Okeke couldn’t wait to teach his son to be a warrior like him. He would show him how to catch bush rat with his bare hands. How to sneak up behind preys, both humans and animals without them being aware of his presence. But none of this would ever happen.
It started on the day the boy turned one. One minute the boy was happy and playing and then from nowhere he started to complain about pains in his joints. They started off in little busts of sharp pain and then became prolonged, by the time the sun bid the day goodnight and said hello to the moon, Okeke’s son was rolling on the fall in persistent prolonged pain. Everyone was scared to touch him with fear of being burnt and his eyes and nails had turned yellow. Okeke called the village medicine man and after days of consulting and offering sacrifice to the gods, his son got better even though his eyes would forever remain yellow.
Okeke’s heart filled up with joy again, but as quickly as it did they were soon dashed like the fallen young maiden’s clay pot. His son fell ill three more times in almost the same amount of months and that’s when the rumors started. Rumors he heard but pretended to be deaf to, even when his mother came to announce it early one morning before the cock’s crow announced the dawning of a new day.
‘Okeke I told you, I told you not to marry that woman. I told you about their type and the sort they bring into this world.’
‘Mama, what is all this? It is not even morning yet. Please go home to your husband and leave me and my family in peace.’
‘Okeke I will not go o, if you are bold enough, come and carry your old wrinkled mother away. I told you this woman would be the end of you. I told you she will only bring you pain, but you would not listen. Instead your let your manhood think for you.’
Okeke went back into his hut and left her screaming at his door. He didn’t have time for such stupidity, but when his son died a month later after another spell of illness. His mother’s cries started to permeate his hardened heart.
The medicine man said to make sure the rumors were not true, that the boy needed to be marked and burnt. Okeke didn’t see the need, he knew there was no way he was the father of just an abomination, but still he let it happen. That morning walking back home after the rituals. Rituals that denied his only son the right to a proper burial, his heart felt heavy with every step. When he finally got home, Okeke did something he had never done before as a grown man, he cried and cried and not even the breasts of his beloved wife on his face made him stop.
When his second son was born, blacker than burnt wood, having yellow eyes but with no marks, Okeke saw this as a sign that the rumours were not true, but when a year later he was with the medicine man watching his child burn, he started to believe and by the death of the third child he knew the rumours were true.
Okeke didn’t know why such a thing would happen to him. Had he wronged the gods in his past life? He would sit in front of his hut for days, just thinking as the world passed him by. He didn’t even get up for the war against Iru Agu and he couldn’t remember the last time he felt the comfort of his beautify wife. He just wanted to sit and dine with his thoughts but his mother will not let him have peace.
‘Okeke my son, you cannot sit here and become useless. Get up and be the warrior your are.’

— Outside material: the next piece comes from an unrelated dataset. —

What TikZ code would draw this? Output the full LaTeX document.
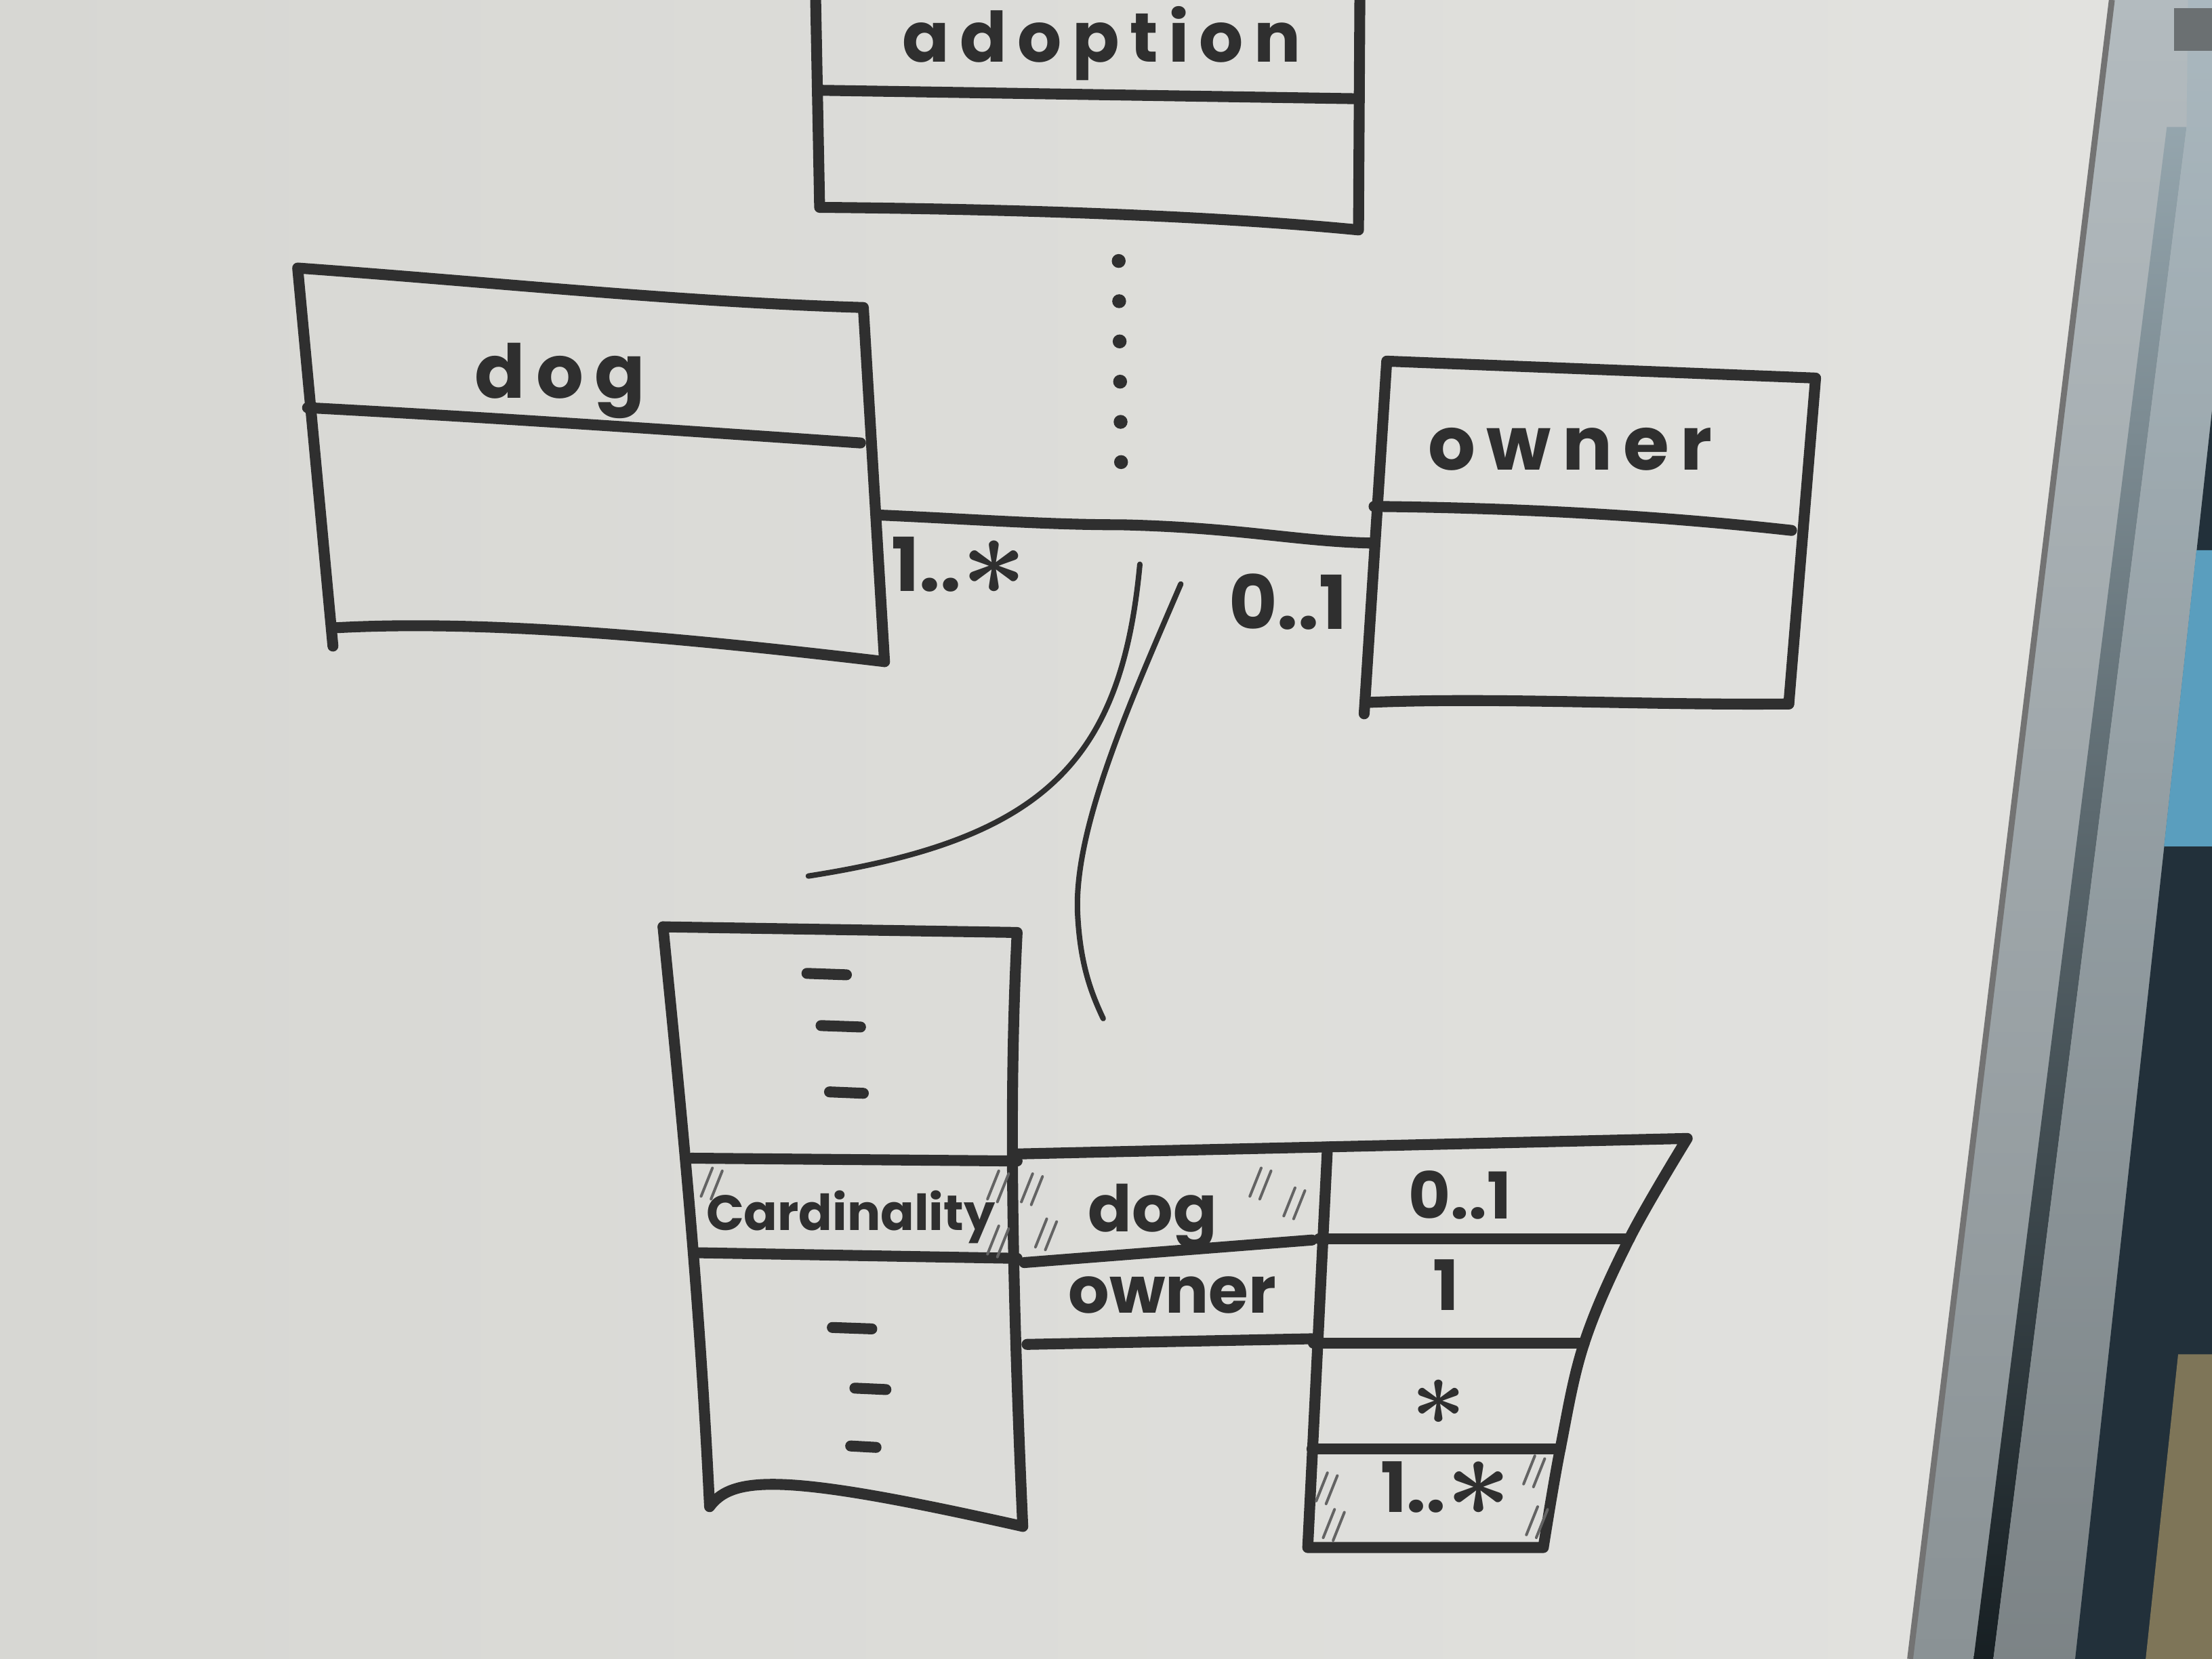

‘Mama please, please, just leave me alone. Can’t a man have some peace in his own home?’
‘No o, my son, you will not have any peace. Not while I am your mother and while you bring shame to your father’s name. You need to get up from here and go and marry a new wife. One from our village that will give you true sons. Sons that will stay, grow and become a blessing to you. Not ones sent to kill you.’
Okeke ignored her, how could he marry another woman when he had already had a wife he adored. Although entitled to as many wives he didn’t want any other woman apart from his wife, but his mother wouldn’t let him be. Everyday she came with a new family member, everyday it was the same story and soon Okeke gave in.